The target was Edward “Brian” Halloran, a man who Bulger had heard was cooperating with authorities.

“Brian Halloran was talking to the FBI about Jim Bulger and some murders,” Weeks said.

Weeks said that after another Winter Hill member told Bulger he had spotted Halloran on a pay phone, Bulger drove to one of the gang’s hangouts in a “hit car.” Bulger was wearing a wig and fake moustache, he said.

Bulger told him to drive to the waterfront and wait there, Weeks said. A short while later, Bulger drove up, with a man wearing a ski mask lying in the back seat. Weeks said the man waved to him, but he said he did not know for sure who it was.

Weeks said Bulger handed him a two-way radio, told him to watch Halloran in a restaurant, then let him know when Halloran was coming out.

Weeks said he told Bulger, “The balloon’s rising,” as Halloran started to leave the restaurant, a reference to Halloran’s nickname, “Balloonhead.” When Halloran walked outside, Weeks said he told Bulger, “The balloon’s in the air.”

Halloran got into a blue Datsun driven by a friend, Michael Donahue.

Weeks said he saw Bulger pull up to the car.

“He slid across the front seat and he yelled out, ‘Brian!’ and he proceeded to start shooting,” Weeks said.

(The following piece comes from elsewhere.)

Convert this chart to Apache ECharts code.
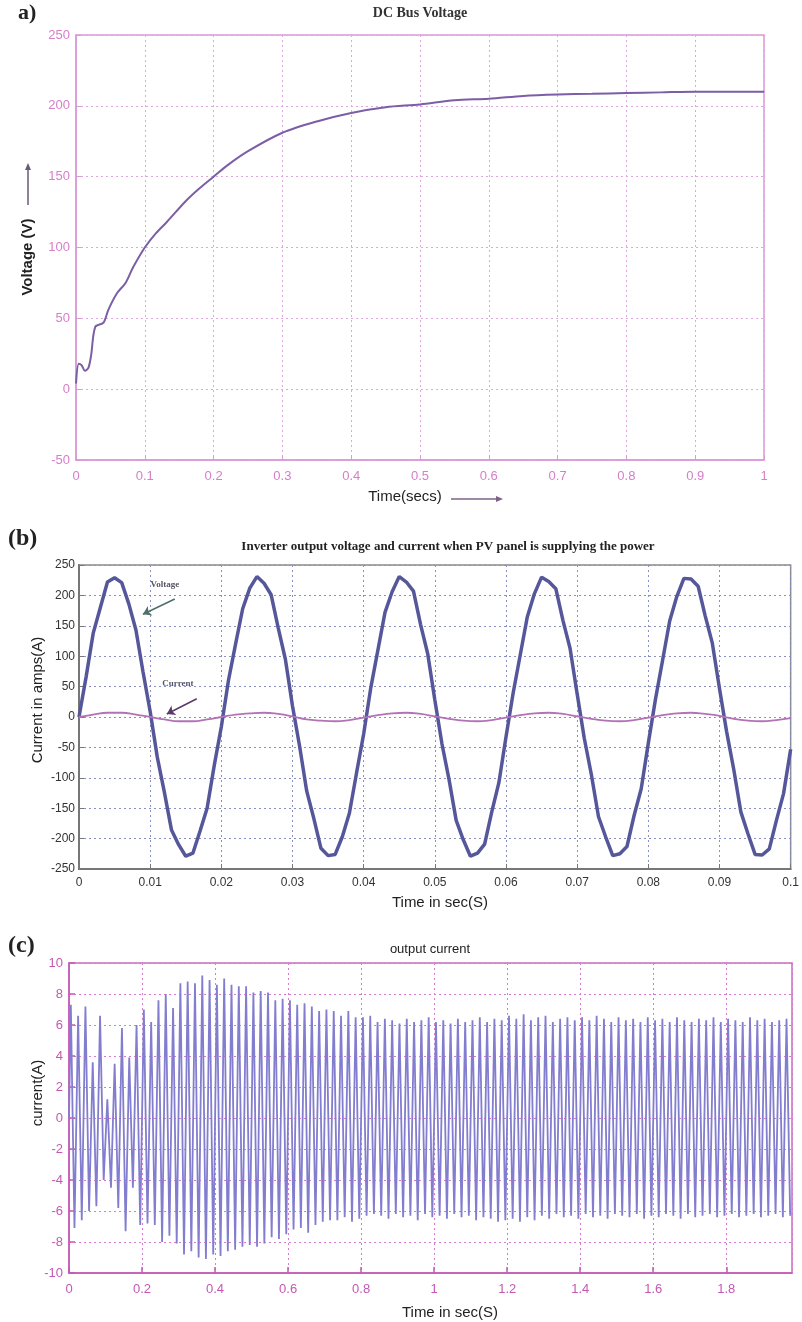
<!DOCTYPE html>
<html><head><meta charset="utf-8">
<script src="https://cdn.jsdelivr.net/npm/echarts@6/dist/echarts.min.js"></script>
<style>html,body{margin:0;padding:0;background:#fff}#c{width:802px;height:1322px}</style>
</head><body><div id="c"></div>
<script>
// ---- Panel (a): DC bus voltage ----
const dcTime = [0,0.004,0.008,0.013,0.018,0.022,0.028,0.04,0.047,0.06,0.072,0.083,0.1,0.116,0.132,0.16,0.18,0.2,0.22,0.25,0.3,0.35,0.4,0.45,0.5,0.55,0.6,0.65,0.7,0.75,0.8,0.85,0.9,0.95,1.0];
const dcVolt = [4,18,17,13,15,24,44,47,56,68,75,86,100,110,118,133,142,150,158,168,181,189,195,199,201,204,205,207,208,208.5,209,209.5,210,210,210];
const aYTicks = [-50,0,50,100,150,200,250];

// ---- Panel (b): inverter voltage / current ----
const bTimeStepV = 0.001;
const bVoltage = [0,66,138,180,222,229,221,186,143,74,9,-66,-124,-186,-210,-229,-224,-188,-150,-80,-16,60,120,178,212,231,220,201,146,95,18,-48,-122,-167,-216,-228,-226,-197,-158,-92,-28,48,110,172,206,231,222,207,152,104,28,-44,-103,-170,-202,-229,-224,-209,-156,-108,-33,39,102,165,203,230,223,211,159,113,38,-35,-95,-164,-197,-228,-225,-213,-162,-118,-43,29,93,158,198,228,227,215,166,121,47,-24,-86,-156,-192,-226,-227,-217,-170,-126,-53];
const bTimeStepI = 0.002;
const bCurrent = [0,4,7,7,4,0,-4,-7,-7,-4,0,4,6,7,5,1,-4,-6,-7,-5,-1,3,6,7,5,1,-3,-6,-7,-5,-1,3,6,7,5,1,-3,-6,-7,-5,-1,3,6,7,5,2,-3,-6,-7,-5,-2];

// ---- Panel (c): output current, per-cycle extremes ----
const cCycle = 0.02;
const cPeaks = [7.3,6.6,7.2,3.6,6.6,1.2,3.5,5.8,3.9,6.0,
 7.0,6.2,7.6,8.0,7.1,8.7,8.8,8.7,9.2,8.9,
 8.6,9.0,8.6,8.5,8.5,8.1,8.2,8.1,7.6,7.7,
 7.6,7.3,7.4,7.2,6.9,7.0,6.9,6.6,6.9,6.5,
 6.5,6.6,6.2,6.4,6.3,6.1,6.4,6.2,6.3,6.5,
 6.2,6.3,6.1,6.4,6.2,6.3,6.5,6.2,6.4,6.3,
 6.6,6.4,6.7,6.3,6.5,6.6,6.2,6.4,6.5,6.3,
 6.5,6.3,6.6,6.4,6.2,6.5,6.3,6.4,6.2,6.5,
 6.3,6.4,6.2,6.5,6.3,6.2,6.4,6.3,6.5,6.2,
 6.4,6.3,6.2,6.5,6.3,6.4,6.2,6.3,6.4];
const cTroughs = [-7.1,-6.6,-6.0,-5.7,-4.0,-4.5,-5.8,-7.3,-4.5,-6.9,
 -6.8,-6.9,-8.0,-7.6,-8.1,-8.8,-8.6,-9.0,-9.1,-8.8,
 -8.9,-8.6,-8.5,-8.3,-8.2,-8.3,-8.1,-7.7,-7.8,-7.5,
 -7.2,-7.1,-7.4,-6.9,-6.7,-6.6,-6.6,-6.4,-6.7,-6.5,
 -6.3,-6.2,-6.3,-6.5,-6.2,-6.4,-6.3,-6.6,-6.2,-6.4,
 -6.3,-6.5,-6.2,-6.4,-6.3,-6.6,-6.4,-6.5,-6.7,-6.6,
 -6.5,-6.7,-6.4,-6.6,-6.3,-6.5,-6.2,-6.4,-6.3,-6.5,
 -6.2,-6.4,-6.3,-6.5,-6.2,-6.3,-6.4,-6.2,-6.5,-6.3,
 -6.4,-6.2,-6.3,-6.5,-6.2,-6.4,-6.3,-6.2,-6.4,-6.3,
 -6.2,-6.4,-6.3,-6.2,-6.4,-6.3,-6.2,-6.4,-6.3];

// ---- build series data ----
const aData = dcTime.map((t,i)=>[t,dcVolt[i]]);
const bVData = bVoltage.map((v,i)=>[+(i*bTimeStepV).toFixed(4),v]);
const bIData = bCurrent.map((v,i)=>[+(i*bTimeStepI).toFixed(4),v]);
const cData = [[0,0]];
cPeaks.forEach((p,k)=>{
  cData.push([+(k*cCycle+cCycle/4).toFixed(4),p]);
  cData.push([+(k*cCycle+3*cCycle/4).toFixed(4),cTroughs[k]]);
});

const chart = echarts.init(document.getElementById('c'),null,{renderer:'canvas'});
const pinkA='#d67ec9', pinkC='#c458b4';
const sans='Liberation Sans, Arial, sans-serif', serif='Liberation Serif, Times New Roman, serif';

function arrowLine(x1,y1,x2,y2,color){
  const ang=Math.atan2(y2-y1,x2-x1), L=7, W=3;
  const bx=x2-L*Math.cos(ang), by=y2-L*Math.sin(ang);
  return [
    {type:'line',shape:{x1,y1,x2:bx,y2:by},style:{stroke:color,lineWidth:1.5},z:20},
    {type:'polygon',shape:{points:[[x2,y2],[bx+W*Math.sin(ang),by-W*Math.cos(ang)],[bx-W*Math.sin(ang),by+W*Math.cos(ang)]]},style:{fill:color},z:20}
  ];
}

const option = {
  animation:false,
  backgroundColor:'#fff',
  grid:[
    {left:76,top:35,width:688,height:425,show:true,borderColor:'#d99ad6',borderWidth:1.5},
    {left:79,top:565,width:713,height:304,show:true,borderColor:'#8a8a8a',borderWidth:1.5},
    {left:69,top:963,width:723,height:310,show:true,borderColor:'#c86cbf',borderWidth:1.5}
  ],
  xAxis:[
    {gridIndex:0,type:'value',min:0,max:1,interval:0.1,
     axisLine:{onZero:false,lineStyle:{color:'#d99ad6',width:1.5}},axisTick:{inside:true,length:5,lineStyle:{color:'#d99ad6'}},
     axisLabel:{color:pinkA,fontFamily:sans,fontSize:13,margin:10},
     splitLine:{show:true,lineStyle:{color:'#dfa8dc',type:[2,3],width:1}}},
    {gridIndex:1,type:'value',min:0,max:0.1,interval:0.01,
     axisLine:{onZero:false,lineStyle:{color:'#777',width:2}},axisTick:{inside:true,length:5,lineStyle:{color:'#777'}},
     axisLabel:{color:'#333',fontFamily:sans,fontSize:12,margin:8,formatter:v=>String(+v.toFixed(2))},
     splitLine:{show:true,lineStyle:{color:'#8a90c0',type:[2,3],width:1}}},
    {gridIndex:2,type:'value',min:0,max:1.98,interval:0.2,
     axisLine:{onZero:false,lineStyle:{color:pinkC,width:1.5}},axisTick:{inside:true,length:6,lineStyle:{color:pinkC,width:1.5}},
     axisLabel:{color:pinkC,fontFamily:sans,fontSize:13,margin:10,showMaxLabel:false,formatter:v=>String(+v.toFixed(1))},
     splitLine:{show:true,lineStyle:{color:'#d77bd0',type:[2,3],width:1}}}
  ],
  yAxis:[
    {gridIndex:0,type:'value',min:aYTicks[0],max:aYTicks[aYTicks.length-1],interval:50,
     axisLine:{onZero:false,lineStyle:{color:'#d99ad6',width:1.5}},axisTick:{inside:true,length:5,lineStyle:{color:'#d99ad6'}},
     axisLabel:{color:pinkA,fontFamily:sans,fontSize:13,margin:6},
     splitLine:{show:true,lineStyle:{color:'#dfa8dc',type:[2,3],width:1}}},
    {gridIndex:1,type:'value',min:-250,max:250,interval:50,
     axisLine:{onZero:false,lineStyle:{color:'#777',width:2}},axisTick:{inside:true,length:5,lineStyle:{color:'#777'}},
     axisLabel:{color:'#333',fontFamily:sans,fontSize:12,margin:4},
     splitLine:{show:true,lineStyle:{color:'#8a90c0',type:[2,3],width:1}}},
    {gridIndex:2,type:'value',min:-10,max:10,interval:2,
     axisLine:{onZero:false,lineStyle:{color:pinkC,width:1.5}},axisTick:{inside:true,length:6,lineStyle:{color:pinkC,width:1.5}},
     axisLabel:{color:pinkC,fontFamily:sans,fontSize:13,margin:6},
     splitLine:{show:true,lineStyle:{color:'#d77bd0',type:[2,3],width:1}}}
  ],
  series:[
    {type:'line',xAxisIndex:0,yAxisIndex:0,data:aData,smooth:0.3,showSymbol:false,
     lineStyle:{color:'#7b5ea6',width:2}},
    {type:'line',xAxisIndex:1,yAxisIndex:1,data:bVData,showSymbol:false,
     lineStyle:{color:'#55579a',width:3.5},z:3,
     markLine:{silent:true,symbol:['none','arrow'],symbolSize:8,label:{show:false},
       lineStyle:{color:'#4f6f6a',width:1.5,type:'solid'},
       data:[[{coord:[0.01346,194]},{coord:[0.00898,169]}],
             [{coord:[0.01655,30],lineStyle:{color:'#5a3a6a'}},{coord:[0.01234,5],lineStyle:{color:'#5a3a6a'}}]]},
     markPoint:{silent:true,symbol:'circle',symbolSize:1,itemStyle:{color:'transparent'},
       label:{show:true,position:'inside',fontFamily:serif,fontSize:9,fontWeight:'bold',color:'#556'},
       data:[{coord:[0.01206,217],value:'Voltage',label:{formatter:'Voltage'}},
             {coord:[0.01389,54],value:'Current',label:{formatter:'Current'}}]}},
    {type:'line',xAxisIndex:1,yAxisIndex:1,data:bIData,smooth:true,showSymbol:false,
     lineStyle:{color:'#b272b6',width:1.8},z:4},
    {type:'line',xAxisIndex:2,yAxisIndex:2,data:cData,showSymbol:false,
     lineStyle:{color:'#837dcf',width:1.8}}
  ],
  graphic:[
    {type:'text',x:18,y:2,style:{text:'a)',font:'bold 22px '+serif,fill:'#222'}},
    {type:'text',x:420,y:6,style:{text:'DC Bus Voltage',font:'bold 14px '+serif,fill:'#333',textAlign:'center'}},
    {type:'text',x:28,y:257,rotation:Math.PI/2,style:{text:'Voltage (V)',font:'bold 15px '+sans,fill:'#222',textAlign:'center',textVerticalAlign:'middle'}},
    ...arrowLine(28,205,28,163,'#6a5a7a'),
    {type:'text',x:405,y:497,style:{text:'Time(secs)',font:'15px '+sans,fill:'#222',textAlign:'center',textVerticalAlign:'middle'}},
    ...arrowLine(451,499,503,499,'#80608a'),

    {type:'text',x:8,y:527,style:{text:'(b)',font:'bold 24px '+serif,fill:'#222'}},
    {type:'text',x:448,y:547,style:{text:'Inverter output voltage and current when PV panel is supplying the power',font:'bold 13px '+serif,fill:'#222',textAlign:'center',textVerticalAlign:'middle'}},
    {type:'text',x:38,y:700,rotation:Math.PI/2,style:{text:'Current in amps(A)',font:'15px '+sans,fill:'#222',textAlign:'center',textVerticalAlign:'middle'}},
    {type:'text',x:440,y:903,style:{text:'Time in sec(S)',font:'15px '+sans,fill:'#222',textAlign:'center',textVerticalAlign:'middle'}},

    {type:'text',x:8,y:934,style:{text:'(c)',font:'bold 24px '+serif,fill:'#222'}},
    {type:'text',x:430,y:949,style:{text:'output current',font:'13px '+sans,fill:'#222',textAlign:'center',textVerticalAlign:'middle'}},
    {type:'text',x:38,y:1093,rotation:Math.PI/2,style:{text:'current(A)',font:'15px '+sans,fill:'#222',textAlign:'center',textVerticalAlign:'middle'}},
    {type:'text',x:450,y:1313,style:{text:'Time in sec(S)',font:'15px '+sans,fill:'#222',textAlign:'center',textVerticalAlign:'middle'}}
  ]
};
chart.setOption(option);
</script></body></html>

The car Halloran and Donahue were in drifted across the road and hit something, Weeks said.

Halloran then got out of the car, and “Jim Bulger just started shooting right at him,” Weeks said. “His body was bouncing on the ground.”

Both Halloran and Donahue were killed. Weeks said he had never met Donahue, and he was not a target of the shooting.

Both Bulger and the person in the back seat fired at the car, Weeks said.

When he called Bulger later that night, Bulger said he was eating dinner with his girlfriend and urged him to “go get something to eat,” Weeks said.

Donahue’s son Thomas, who has attended every day of the monthlong trial with his mother and two brothers, said hearing Weeks testify about the killing of his father had shaken his family.

“It tears you apart hearing the horrific story,” he said.

Weeks, who was a close associate of Bulger’s for two decades, later became a government witness and eventually led authorities to the bodies of people who were allegedly killed by Bulger and the gang. He served five years in prison after pleading guilty to being an accessory to five murders.

Bulger stared straight ahead during much of Weeks’ testimony and only glanced at him occasionally.

Weeks also described how Bulger acquired a liquor store in South Boston. Prosecutors say Bulger forced Stephen Rakes to sell his liquor store to him in 1984 to use as a headquarters for his gang and as a source of “legitimate” income.

Weeks denied that the gang forced Rakes to sell the store, saying Rakes had agreed with an offer from Bulger to buy the store for $100,000. He said when they arrived at Rakes’ house to close the deal, Rakes said his wife didn’t want to sell the store and complained about the selling price.

“He was trying to shake us down,” Weeks said.

At the time, Rakes’ two young daughters were in the room and Bulger was bouncing one of the girls on his lap, Weeks said. He said he pulled a gun out of his waistband and put it on the table. The girl on Bulger’s lap reached for the gun, Weeks said. Bulger then told him to put it away.

Weeks said Bulger told Rakes he couldn’t back out of the sale.

“At that point, we went through with the deal,” he said.

“We didn’t go to him to buy the store. He came to us. It wasn’t your regular extortion,” Weeks said.

Rakes, who was in the courtroom for Weeks’ testimony, later disputed his account and said he was forced to sell his store to Bulger.

“Kevin continues to lie, as usual, because that’s what he has to do,” he said.

“My liquor store was never for sale — never, never, never.”

In addition to the slayings of Halloran and Donahue, Weeks has testified previously that he was present for three other killings committed by Bulger.

Bulger, 83, is accused of playing a role in 19 killings while allegedly leading the Winter Hill Gang. He has pleaded not guilty.

Bulger fled Boston in 1994 and was one of the nation’s most wanted fugitives until he was captured in Santa Monica, Calif., in 2011.